Tuesday, September 1, 2009

Sale of Hummer to Chinese company still pending

by M. Ulric Killion

In early June of 2009, General Motors Corp. (GM) announced the confirmation and details of its proposed transaction, or perhaps more accurately, the memorandum of understanding (MOU) for the sale of the off-road Hummer brand, along with a senior management and operational team (Shenzhen Evening News, 悍马被卖了,买家是中国民营企业, 2009年06月03日, Hummer sold to a Chinese company). GM announced that the buyer will be a privately owned Mainland China company, which is Sichuan Tengzhong Heavy Industrial Machinery Co., Ltd (Tengzhong, 腾中重工) (Shenzhen Wan Biao, June 3, 2009). (Photo/GM Hummer.com). 

Under the terms of the proposed agreement or MOU, Tengzhong will assume existing dealer agreements that relate to Hummer’s dealership network. Tengzhon will also execute a long term contract assembly and key component and material supply agreement with GM. In addition, GM, though the final details of the agreement are still pending, also earlier announced that it anticipates that the agreement will help to secure more than 3,000 US job. 

As for Sichuan based Tengzhong, according to its CEO, Yang Yi, “The HUMMER brand is synonymous with adventure, freedom and exhilaration, and we plan to continue that heritage by investing in the business, allowing HUMMER to innovate and grow in exciting new ways under the leadership and continuity of its current management team.” Yang Yi further announced, “We will be investing in the HUMMER brand and its research and development capabilities, which will allow HUMMER to better meet demand for new products such as more fuel-efficient vehicles in the U.S.”

(Photo/Danwei.org).

Hummer, pursuant to earlier terms, though still pending finalization, will continue to maintain its headquarters and operations in the United States, while also continuing under the management of its present leadership team. The Hummer management team intends to expand Hummer’s dealer network worldwide, including a new market in China. 

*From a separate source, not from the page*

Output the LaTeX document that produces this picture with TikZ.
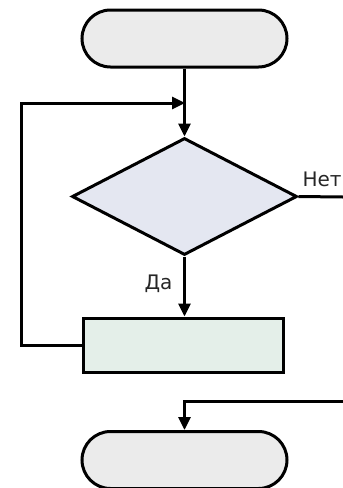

The parties to the pending agreement intended to close the deal by the third quarter of 2009. However, Tengzhong is still waiting for approval of the terms of the agreement from China’s government. As of August 2009, China government officials, who refused to be named, when commenting on recent media reports of approval by China’s Ministry of Commerce (MOC) announced that the government has not yet given approval for the transaction or MOU (Xinhua, Chinese company’s purchase of Hummer not yet approved: Officials, Aug. 24, 2009). 

As Xinhua (2009) reported, “Sichuan Tengzhong did not say in its application to the National Development and Reform Commission that it would produce Hummer in China, or acquire Hummer's assets or stake in parent company General Motors (GM). An MOC official also denied media reports the ministry had given a green light to the deal, saying Tengzhong had only said it would purchase the Hummer brand in its application. The ministry has asked Tengzhong to make clear whether it intended to buy the Hummer's patent or its technology.” 

Although these privately owned companies (GM and Tengzhong) mutually perceive benefits (i.e., profit, profit maximization, growth potential, employment opportunities, etc.) attributable to finalization of the terms of the agreement or MOU, the concerns of China’s government (i.e., production in China, Tengzhong acquiring assets of parent-GM, Tengzhong acquiring Hummer patent/technology) may, ultimately, constitute deal breakers. 

As for the concerns of the US government, there are, of course, the paramount concerns of the survival of GM following its July 10, 2009 emergence from a Chapter 11 bankruptcy reorganization, and also GM's plan to make an initial public stock offering (IPO), which will occur in 2010 (John D. Stoll and David McLaughlin, General Motors Aims for IPO Next Year, Wall Street Journal, July 2, 2009), notwithstanding the potential loss of more jobs in America. 

Moreover, one reasonably suspects that there are parties on both sides of the great transpacific, and within and without the governments of the United States and China, who either approve or disapprove of the finalization of the proposed transaction between GM and Tengzhong. For these reasons, the pending transaction is interesting, while also, eventually, presenting what will be an interesting episode in free and fair trade confronting protectionist trade policies and barriers on both side of the transpacific (i.e., the legislative-enacted Buy American variety, and the Buy China requirement as an inclusion in its domestic stimulus package, see cf. M. Ulric Killion, The Chinese trade regime: will the prey become hunter or vice versa?, Aug. 8, 2009).